The 2.6-acre, unimproved parcel on Lone Jack Road was going to be their retirement nest egg. But a conflict over ownership of an access road developed with the neighboring landowner. Eventually, somehow, Upton, a renter, became involved.
“Michael worked very hard over there. It was a jungle when we bought it. It’s a lot of dead brush and dead trees. He just himself, he cleaned so much over there. He did beautiful job. We were waiting and waiting; maybe the bank will start lending money. Maybe we will build a house, but it never happened because of the problems.”
Tamara says she knew Michael had bought a gun, but he tended to keep troubles internal, so she never learned just how toxic the situation on Lone Jack Road had become.
On the day of the shooting, she tried to call his cellphone several times without success. Finally, she drove over. There, she saw flashing lights, and police and media all over. She asked someone what had happened, and she was told someone had been killed. She immediately assumed it was Michael.
What exactly did happen? Stuff happened, and that’s a polite noun. There’s no point in rehashing what a jury has ruled.
•••
A month has passed, and Tamara’s tears have dried into sad resolve. She has been warned that appellate courts are hard to convince, but she will push ahead with an appeal, though it could exhaust her remaining assets.
“One of the correspondent called me, a young girl. She said, ‘Mrs. Vilkin, I understand what you’re going through.’ I told her, ‘How old are you?’ She said, ‘I’m 27.’ I said, ‘Darling, you have no idea what you’re talking about. You don’t understand what I’m going through.’
“When very beginning, when Michael was arrested and he was in jail, I live on the second floor and every time somebody walks on the stairs, I was thinking it was him.

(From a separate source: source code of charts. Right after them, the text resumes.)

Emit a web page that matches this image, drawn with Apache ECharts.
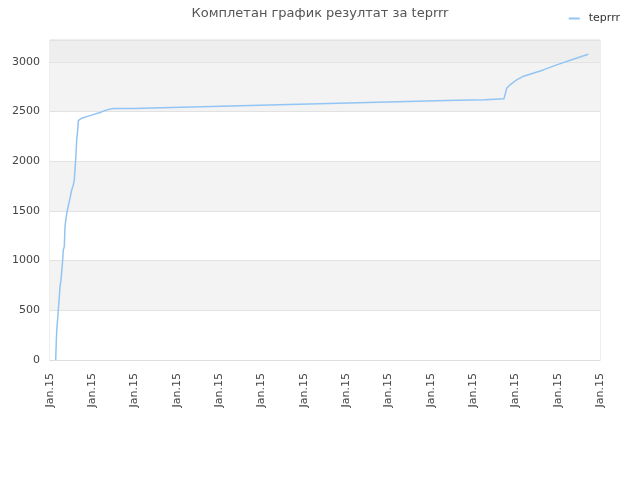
<!DOCTYPE html>
<html>
<head>
<meta charset="utf-8">
<script src="https://cdn.jsdelivr.net/npm/echarts@6/dist/echarts.min.js"></script>
<style>
  html, body { margin: 0; padding: 0; background: #fff; }
  #chart { width: 640px; height: 480px; }
</style>
</head>
<body>
<div id="chart"></div>
<script>
const title = "Комплетан график резултат за teprrr";
const seriesName = "teprrr";
const xTickLabel = "Jan.15";

// x in tick units (0..13), y is the cumulative result
const xValues = [
  0.135, 0.142, 0.158, 0.196, 0.22, 0.236, 0.26, 0.277, 0.30, 0.314,
  0.338, 0.355, 0.378, 0.402, 0.433, 0.473, 0.513, 0.551, 0.574, 0.591,
  0.607, 0.631, 0.655, 0.669, 0.749, 0.945, 1.182, 1.34, 1.496,
  1.955, 1.969, 2.876, 2.89, 3.805, 3.82, 4.727, 4.74, 5.649, 5.66,
  6.594, 6.61, 7.516, 7.53, 8.438, 8.45, 9.36, 9.375, 10.281, 10.295,
  10.73, 10.755, 10.794, 10.872, 11.03, 11.172, 11.345, 11.659, 11.976,
  12.368, 12.723
];
const yValues = [
  0, 100, 285, 503, 637, 738, 805, 889, 1007, 1107,
  1141, 1342, 1426, 1493, 1550, 1628, 1711, 1762, 1812, 1913,
  2013, 2215, 2315, 2409, 2433, 2459, 2490, 2517, 2530,
  2530, 2540, 2540, 2550, 2550, 2560, 2560, 2570, 2570, 2580,
  2580, 2590, 2590, 2600, 2600, 2610, 2610, 2620, 2620, 2630,
  2630, 2668, 2735, 2768, 2819, 2852, 2876, 2919, 2970,
  3027, 3077
];

const yMax = 3220;
const bandColors = ['#ffffff', '#f3f3f3', '#ffffff', '#f3f3f3', '#ffffff', '#f3f3f3', '#eeeeee'];

const points = xValues.map((x, i) => [x, yValues[i]]);

const chart = echarts.init(document.getElementById('chart'));
chart.setOption({
  animation: false,
  title: {
    text: title,
    left: 'center',
    top: 2,
    textStyle: { fontFamily: 'DejaVu Sans', fontSize: 13, fontWeight: 'normal', color: '#555' }
  },
  legend: {
    right: 15,
    top: 8,
    icon: 'rect',
    itemWidth: 11,
    itemHeight: 2,
    itemGap: 6,
    textStyle: { fontFamily: 'DejaVu Sans', fontSize: 11, color: '#333', padding: [0, 0, 0, 4] },
    data: [seriesName]
  },
  grid: {
    left: 50, right: 40, top: 40, bottom: 120,
    show: true, borderColor: '#dddddd', borderWidth: 1
  },
  xAxis: {
    type: 'value',
    min: 0, max: 13, interval: 1,
    axisLine: { show: true, lineStyle: { color: '#dddddd' } },
    axisTick: { show: false },
    splitLine: { show: false },
    axisLabel: {
      rotate: 90,
      margin: 13,
      formatter: () => xTickLabel,
      fontFamily: 'DejaVu Sans', fontSize: 11, color: '#444'
    }
  },
  yAxis: {
    type: 'value',
    min: 0, max: yMax, interval: 500,
    axisLine: { show: false },
    axisTick: { show: false },
    axisLabel: {
      showMaxLabel: false,
      margin: 10,
      formatter: (v) => String(v),
      fontFamily: 'DejaVu Sans', fontSize: 11, color: '#444'
    },
    splitLine: { show: true, lineStyle: { color: '#e2e2e2' } },
    splitArea: { show: true, areaStyle: { color: bandColors } }
  },
  series: [{
    name: seriesName,
    type: 'line',
    data: points,
    showSymbol: false,
    symbol: 'none',
    lineStyle: { color: '#92c5f4', width: 1.5 },
    itemStyle: { color: '#92c5f4' }
  }]
});
</script>
</body>
</html>
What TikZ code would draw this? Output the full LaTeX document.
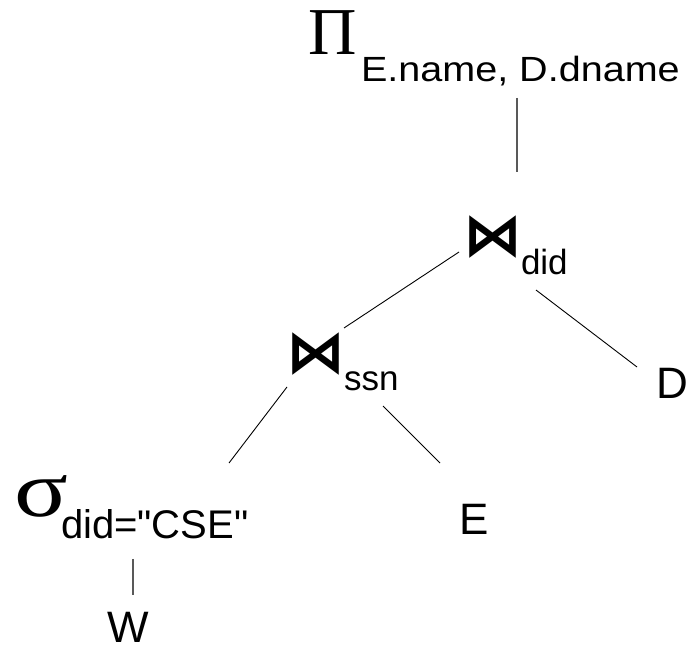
\documentclass[tikz,border=0pt]{standalone}
\usepackage{fontspec}
\setmainfont{Liberation Sans}[Ligatures=TeXOff]
\newfontfamily\serifsym{Liberation Serif}
\newfontfamily\djv{DejaVu Sans}
\newcommand\myfs[1]{\fontsize{#1}{#1}\selectfont}
\tikzset{
  lbl/.style={inner sep=0pt, outer sep=0pt, anchor=base west},
  sym/.style={inner sep=0pt, outer sep=0pt, anchor=center, font=\djv\bfseries\myfs{59}},
  edge/.style={draw=black, line width=0.9pt},
  vedge/.style={draw=black!65, line width=1.3pt}
}
\begin{document}
\begin{tikzpicture}[x=1pt,y=-1pt]
\useasboundingbox (0,0) rectangle (689,652);
% nodes
\node[lbl, font=\serifsym\myfs{67}] (pi) at (308,55) {Π};
\node[lbl, font=\myfs{35}] (pisub) at (361,82) {\scalebox{1.13}[1]{E.name, D.dname}};
\node[sym] (join1) at (493,237) {⋈};
\node[lbl, font=\myfs{35}] (didlbl) at (521,275) {did};
\node[sym] (join2) at (315.5,354) {⋈};
\node[lbl, font=\myfs{35}] (ssnlbl) at (344,391) {ssn};
\node[lbl, font=\myfs{44}] (D) at (656,399) {D};
\node[lbl, font=\serifsym\myfs{80}] (sigma) at (15,517) {\scalebox{1.25}[1]{σ}};
\node[lbl, font=\myfs{40}] (sigsub) at (61,539) {did="CSE"};
\node[lbl, font=\myfs{44}] (E) at (459,535) {E};
\node[lbl, font=\myfs{44}] (W) at (107,642) {W};
% connectors
\draw[vedge] ([shift={(156,16)}]pisub.base west) -- ([shift={(24,-65)}]join1.center);
\draw[edge] ([shift={(-34,15)}]join1.center) -- ([shift={(28.5,-26)}]join2.center);
\draw[edge] ([shift={(43,53)}]join1.center) -- ([shift={(-19,-32)}]D.base west);
\draw[edge] ([shift={(-28.5,33)}]join2.center) -- ([shift={(168,-76)}]sigsub.base west);
\draw[edge] ([shift={(67.5,52)}]join2.center) -- ([shift={(-19,-72)}]E.base west);
\draw[vedge] ([shift={(72,20)}]sigsub.base west) -- ([shift={(26,-47)}]W.base west);
\end{tikzpicture}
\end{document}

“That’s how mind is just playing games with me sometimes. There’s nothing changed for me. My husband is my life, and I decided even if he is going to spend the rest of his life in prison, we are going to build our life just around this. If he will be in prison, I will visit him. We will talk. We will write. There’s nothing can break connection I have with this man. This is impossible to break.”
She expresses condolence to the Upton family for having lost a loved one, but you can tell she firmly believes John Upton caused the confrontation that resulted in his death. She will never be persuaded otherwise.
Tamara has a visceral need to proclaim Michael’s innocence — that he was provoked and threatened, that he feared for his life, that he believed Upton’s cellphone was a gun and so his life was in danger. Michael, she is absolutely certain, was too decent and kind to commit such a heinous crime without fear and provocation.
“I don’t care what people think, because I know who Michael is, and I know his soul is clean.”
She wants the world to know all this, and to believe as she does. But the media is moving on, the lawyers have other cases, the jurors have returned to their jobs, and soon there will be no one to listen.
The love of a woman for a man is a thing both glorious and terrifying. It can make the heart beautiful, but can also put the burden of heavy stones on the spirit.
Upton’s family and friends would say the same things that Tamara is saying — that he was too decent and kind a man to die in a dusty field.
A good man is dead, and another’s life is in ruins.
There is something primeval about all this. What is it about a house or a plot of land that can turn neighbors into enemies? Every cop on patrol has stories of arguments mediated and fights stopped because of some boundary dispute, an untrimmed tree or a barking dog. And, yes, it can turn deadly.
The worst has happened, and Tamara’s life will never again be the same. Her soul bleeds from a wound she will never allow to heal. She is Michael’s wife. She loved him for better, now she will love him for worse.
“Horrible thing has happened in my life and I cannot fix it. I live in this nightmare for a long time.”
If you have no charity for this faithful wife, then your heart is too hard.